Aim of the task: Leaving out all pictures, copy exactly the lines from the one containing "What matplotlib code" down to the one containing "ax = fig.add_axes([0.1311, 0.1265, 0.8689, 0.8604])", both of them included.

-- BEGIN Data shown --

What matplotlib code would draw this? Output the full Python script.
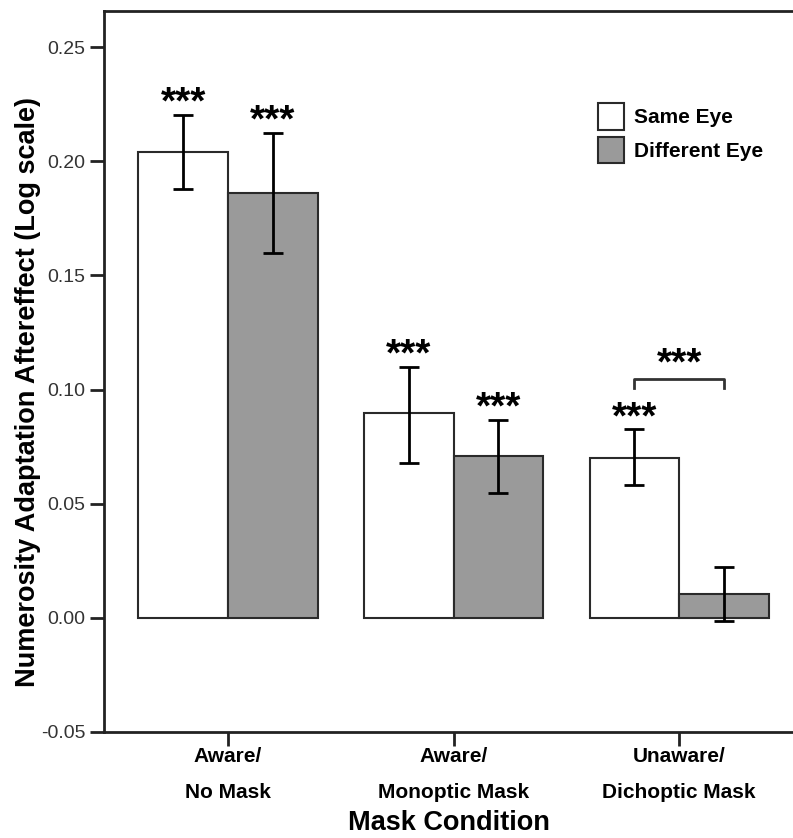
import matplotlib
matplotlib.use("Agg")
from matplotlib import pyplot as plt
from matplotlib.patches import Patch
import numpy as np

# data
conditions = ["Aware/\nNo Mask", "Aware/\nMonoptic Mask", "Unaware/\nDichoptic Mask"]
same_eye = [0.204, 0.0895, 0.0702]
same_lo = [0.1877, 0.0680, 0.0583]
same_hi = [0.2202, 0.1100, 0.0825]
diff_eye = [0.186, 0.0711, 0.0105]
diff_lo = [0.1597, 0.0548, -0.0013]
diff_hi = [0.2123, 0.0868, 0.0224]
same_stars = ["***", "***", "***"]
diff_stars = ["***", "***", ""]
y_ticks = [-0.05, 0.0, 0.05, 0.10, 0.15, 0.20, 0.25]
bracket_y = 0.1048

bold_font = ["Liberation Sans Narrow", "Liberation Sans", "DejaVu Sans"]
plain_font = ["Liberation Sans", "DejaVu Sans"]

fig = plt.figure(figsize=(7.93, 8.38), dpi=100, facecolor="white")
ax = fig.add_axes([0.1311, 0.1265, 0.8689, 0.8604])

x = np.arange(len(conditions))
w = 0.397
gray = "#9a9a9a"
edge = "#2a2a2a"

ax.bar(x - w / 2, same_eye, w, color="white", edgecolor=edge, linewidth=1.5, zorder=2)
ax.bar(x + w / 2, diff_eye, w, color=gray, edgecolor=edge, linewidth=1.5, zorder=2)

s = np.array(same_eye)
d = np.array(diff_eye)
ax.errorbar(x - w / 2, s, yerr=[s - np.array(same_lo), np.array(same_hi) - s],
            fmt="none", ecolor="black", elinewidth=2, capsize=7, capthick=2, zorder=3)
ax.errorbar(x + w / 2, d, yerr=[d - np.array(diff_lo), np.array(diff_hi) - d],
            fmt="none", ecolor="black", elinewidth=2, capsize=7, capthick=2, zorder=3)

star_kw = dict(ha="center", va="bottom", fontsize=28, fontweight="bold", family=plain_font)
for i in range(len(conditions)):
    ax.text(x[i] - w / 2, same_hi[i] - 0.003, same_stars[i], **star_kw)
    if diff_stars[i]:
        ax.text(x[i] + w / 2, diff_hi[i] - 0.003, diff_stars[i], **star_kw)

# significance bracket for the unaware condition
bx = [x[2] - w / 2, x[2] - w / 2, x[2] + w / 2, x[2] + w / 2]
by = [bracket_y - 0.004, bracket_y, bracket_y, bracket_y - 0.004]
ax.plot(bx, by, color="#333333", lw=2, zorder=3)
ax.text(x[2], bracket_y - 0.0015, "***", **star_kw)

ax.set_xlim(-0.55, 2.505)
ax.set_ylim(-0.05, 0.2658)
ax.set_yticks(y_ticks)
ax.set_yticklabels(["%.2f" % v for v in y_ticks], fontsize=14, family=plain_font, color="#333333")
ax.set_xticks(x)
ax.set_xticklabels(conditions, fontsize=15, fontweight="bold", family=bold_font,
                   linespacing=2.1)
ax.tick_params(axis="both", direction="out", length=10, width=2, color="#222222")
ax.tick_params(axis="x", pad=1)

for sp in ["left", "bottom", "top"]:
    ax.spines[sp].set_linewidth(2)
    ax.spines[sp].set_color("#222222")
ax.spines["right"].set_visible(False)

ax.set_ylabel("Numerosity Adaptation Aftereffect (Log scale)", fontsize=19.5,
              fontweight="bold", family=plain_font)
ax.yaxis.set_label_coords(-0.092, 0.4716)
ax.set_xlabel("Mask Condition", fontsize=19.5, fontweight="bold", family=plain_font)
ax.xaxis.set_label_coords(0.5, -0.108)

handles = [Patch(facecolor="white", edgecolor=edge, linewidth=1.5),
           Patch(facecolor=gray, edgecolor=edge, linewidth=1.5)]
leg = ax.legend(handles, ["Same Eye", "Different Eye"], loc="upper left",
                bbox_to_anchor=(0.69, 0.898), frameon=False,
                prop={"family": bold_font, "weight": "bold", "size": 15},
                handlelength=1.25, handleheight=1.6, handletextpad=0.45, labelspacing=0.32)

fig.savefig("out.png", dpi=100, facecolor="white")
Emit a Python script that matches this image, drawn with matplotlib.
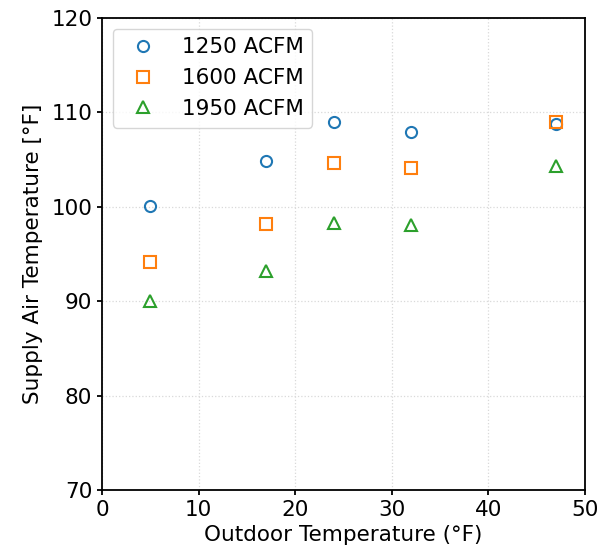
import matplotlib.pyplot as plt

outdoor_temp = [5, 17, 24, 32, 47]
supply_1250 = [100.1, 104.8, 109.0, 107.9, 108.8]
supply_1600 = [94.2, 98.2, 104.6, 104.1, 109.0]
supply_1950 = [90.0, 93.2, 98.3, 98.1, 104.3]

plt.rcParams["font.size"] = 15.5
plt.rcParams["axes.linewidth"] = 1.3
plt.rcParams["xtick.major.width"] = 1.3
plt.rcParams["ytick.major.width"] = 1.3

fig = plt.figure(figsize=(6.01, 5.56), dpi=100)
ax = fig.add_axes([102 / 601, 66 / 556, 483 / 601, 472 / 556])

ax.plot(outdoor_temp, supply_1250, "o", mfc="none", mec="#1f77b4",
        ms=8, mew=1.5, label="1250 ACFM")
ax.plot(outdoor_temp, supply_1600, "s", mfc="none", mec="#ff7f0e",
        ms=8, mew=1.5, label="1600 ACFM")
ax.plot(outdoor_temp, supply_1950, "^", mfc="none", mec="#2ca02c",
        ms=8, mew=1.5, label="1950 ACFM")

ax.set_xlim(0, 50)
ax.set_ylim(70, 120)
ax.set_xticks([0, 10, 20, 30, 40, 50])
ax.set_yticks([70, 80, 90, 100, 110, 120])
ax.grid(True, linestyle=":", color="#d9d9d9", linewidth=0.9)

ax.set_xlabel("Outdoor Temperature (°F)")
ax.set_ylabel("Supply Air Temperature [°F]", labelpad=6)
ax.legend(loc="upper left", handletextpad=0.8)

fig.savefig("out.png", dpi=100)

-- END Data shown --
-- BEGIN Data shown --

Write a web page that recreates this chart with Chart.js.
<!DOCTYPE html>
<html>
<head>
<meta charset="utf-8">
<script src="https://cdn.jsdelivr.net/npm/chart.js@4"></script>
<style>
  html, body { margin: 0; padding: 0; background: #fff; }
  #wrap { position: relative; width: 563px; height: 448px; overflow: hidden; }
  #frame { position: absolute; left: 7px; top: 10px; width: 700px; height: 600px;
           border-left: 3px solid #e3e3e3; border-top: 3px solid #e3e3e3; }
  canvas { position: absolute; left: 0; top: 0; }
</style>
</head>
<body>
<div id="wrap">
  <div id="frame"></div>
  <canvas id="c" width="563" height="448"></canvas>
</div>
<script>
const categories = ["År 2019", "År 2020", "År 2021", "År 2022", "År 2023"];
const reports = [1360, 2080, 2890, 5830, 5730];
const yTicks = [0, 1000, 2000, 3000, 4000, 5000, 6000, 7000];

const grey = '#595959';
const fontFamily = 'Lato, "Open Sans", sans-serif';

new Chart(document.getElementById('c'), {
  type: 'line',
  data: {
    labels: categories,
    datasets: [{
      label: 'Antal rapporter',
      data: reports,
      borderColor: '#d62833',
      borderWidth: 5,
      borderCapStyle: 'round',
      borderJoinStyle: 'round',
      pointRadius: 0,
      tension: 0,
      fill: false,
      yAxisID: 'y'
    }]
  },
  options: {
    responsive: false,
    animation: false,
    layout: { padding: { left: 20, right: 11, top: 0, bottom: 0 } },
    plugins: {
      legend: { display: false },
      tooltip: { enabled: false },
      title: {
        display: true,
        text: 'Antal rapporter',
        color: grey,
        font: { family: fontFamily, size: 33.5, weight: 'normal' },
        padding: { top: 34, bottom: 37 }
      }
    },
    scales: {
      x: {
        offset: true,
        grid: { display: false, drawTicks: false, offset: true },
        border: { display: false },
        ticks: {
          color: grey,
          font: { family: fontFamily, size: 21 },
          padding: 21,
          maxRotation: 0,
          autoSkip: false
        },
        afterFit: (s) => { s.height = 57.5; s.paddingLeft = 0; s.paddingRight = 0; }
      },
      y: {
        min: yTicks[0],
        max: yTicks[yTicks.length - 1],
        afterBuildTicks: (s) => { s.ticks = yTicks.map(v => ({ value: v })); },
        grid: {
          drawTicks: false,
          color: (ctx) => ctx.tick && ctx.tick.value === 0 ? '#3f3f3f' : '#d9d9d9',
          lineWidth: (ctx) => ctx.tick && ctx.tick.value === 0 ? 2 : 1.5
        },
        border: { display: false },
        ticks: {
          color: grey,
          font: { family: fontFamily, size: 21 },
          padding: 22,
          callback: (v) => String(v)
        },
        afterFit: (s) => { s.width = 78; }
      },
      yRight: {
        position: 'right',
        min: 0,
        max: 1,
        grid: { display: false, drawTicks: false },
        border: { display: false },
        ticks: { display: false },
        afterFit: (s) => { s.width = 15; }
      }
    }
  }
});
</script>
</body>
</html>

-- END Data shown --
-- BEGIN Data shown --

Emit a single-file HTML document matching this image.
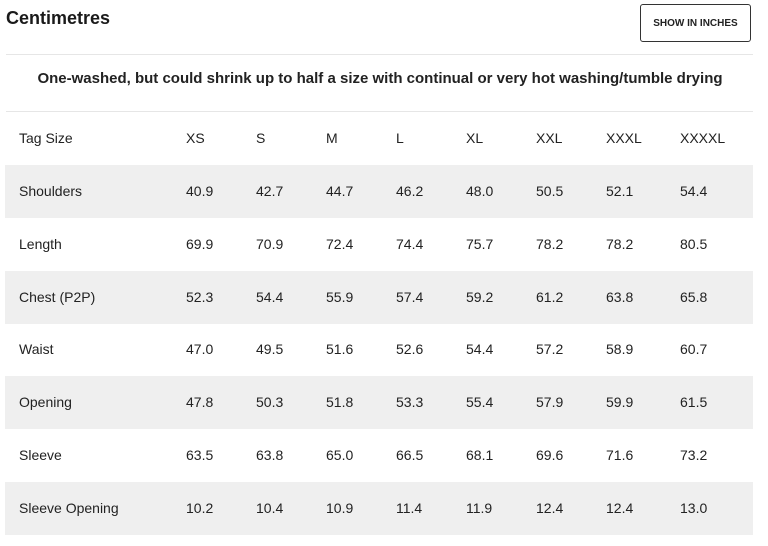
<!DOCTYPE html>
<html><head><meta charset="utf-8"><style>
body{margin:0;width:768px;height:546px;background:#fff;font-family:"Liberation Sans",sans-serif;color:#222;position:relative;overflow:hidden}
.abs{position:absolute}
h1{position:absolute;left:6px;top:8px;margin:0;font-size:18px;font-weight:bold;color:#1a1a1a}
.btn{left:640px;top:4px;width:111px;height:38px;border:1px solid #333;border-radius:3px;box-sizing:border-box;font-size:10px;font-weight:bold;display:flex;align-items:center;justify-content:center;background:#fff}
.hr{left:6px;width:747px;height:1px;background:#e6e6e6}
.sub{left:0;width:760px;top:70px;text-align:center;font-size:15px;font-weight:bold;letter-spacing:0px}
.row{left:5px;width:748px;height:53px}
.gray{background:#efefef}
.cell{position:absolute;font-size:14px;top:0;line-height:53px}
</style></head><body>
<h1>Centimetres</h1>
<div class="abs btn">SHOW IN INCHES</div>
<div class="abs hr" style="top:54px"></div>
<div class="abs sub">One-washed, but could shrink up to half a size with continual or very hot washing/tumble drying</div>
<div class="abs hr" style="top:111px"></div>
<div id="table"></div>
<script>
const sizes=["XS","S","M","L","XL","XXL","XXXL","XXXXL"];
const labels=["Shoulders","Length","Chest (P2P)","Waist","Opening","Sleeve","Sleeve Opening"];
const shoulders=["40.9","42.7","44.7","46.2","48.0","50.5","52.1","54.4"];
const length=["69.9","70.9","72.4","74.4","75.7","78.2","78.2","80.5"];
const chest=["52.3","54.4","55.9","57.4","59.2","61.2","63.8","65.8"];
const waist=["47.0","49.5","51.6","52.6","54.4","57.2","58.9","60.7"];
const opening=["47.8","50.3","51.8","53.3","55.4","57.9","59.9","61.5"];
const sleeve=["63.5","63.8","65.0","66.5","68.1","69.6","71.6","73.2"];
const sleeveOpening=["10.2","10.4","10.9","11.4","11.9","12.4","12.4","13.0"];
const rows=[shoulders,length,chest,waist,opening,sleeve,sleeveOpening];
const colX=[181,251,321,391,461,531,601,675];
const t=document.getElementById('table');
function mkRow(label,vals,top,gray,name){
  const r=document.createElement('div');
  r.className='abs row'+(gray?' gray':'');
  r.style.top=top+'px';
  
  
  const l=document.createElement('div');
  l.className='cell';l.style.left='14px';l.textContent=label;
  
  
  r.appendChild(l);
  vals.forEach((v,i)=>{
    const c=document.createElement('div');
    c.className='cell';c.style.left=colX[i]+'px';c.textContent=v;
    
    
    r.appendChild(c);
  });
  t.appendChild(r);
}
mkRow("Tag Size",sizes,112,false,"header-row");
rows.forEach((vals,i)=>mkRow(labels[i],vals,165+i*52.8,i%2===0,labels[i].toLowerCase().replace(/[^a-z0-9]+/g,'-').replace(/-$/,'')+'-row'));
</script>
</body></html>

-- END Data shown --

Finished answer:
What matplotlib code would draw this? Output the full Python script.
import matplotlib
matplotlib.use("Agg")
from matplotlib import pyplot as plt
from matplotlib.patches import Patch
import numpy as np

# data
conditions = ["Aware/\nNo Mask", "Aware/\nMonoptic Mask", "Unaware/\nDichoptic Mask"]
same_eye = [0.204, 0.0895, 0.0702]
same_lo = [0.1877, 0.0680, 0.0583]
same_hi = [0.2202, 0.1100, 0.0825]
diff_eye = [0.186, 0.0711, 0.0105]
diff_lo = [0.1597, 0.0548, -0.0013]
diff_hi = [0.2123, 0.0868, 0.0224]
same_stars = ["***", "***", "***"]
diff_stars = ["***", "***", ""]
y_ticks = [-0.05, 0.0, 0.05, 0.10, 0.15, 0.20, 0.25]
bracket_y = 0.1048

bold_font = ["Liberation Sans Narrow", "Liberation Sans", "DejaVu Sans"]
plain_font = ["Liberation Sans", "DejaVu Sans"]

fig = plt.figure(figsize=(7.93, 8.38), dpi=100, facecolor="white")
ax = fig.add_axes([0.1311, 0.1265, 0.8689, 0.8604])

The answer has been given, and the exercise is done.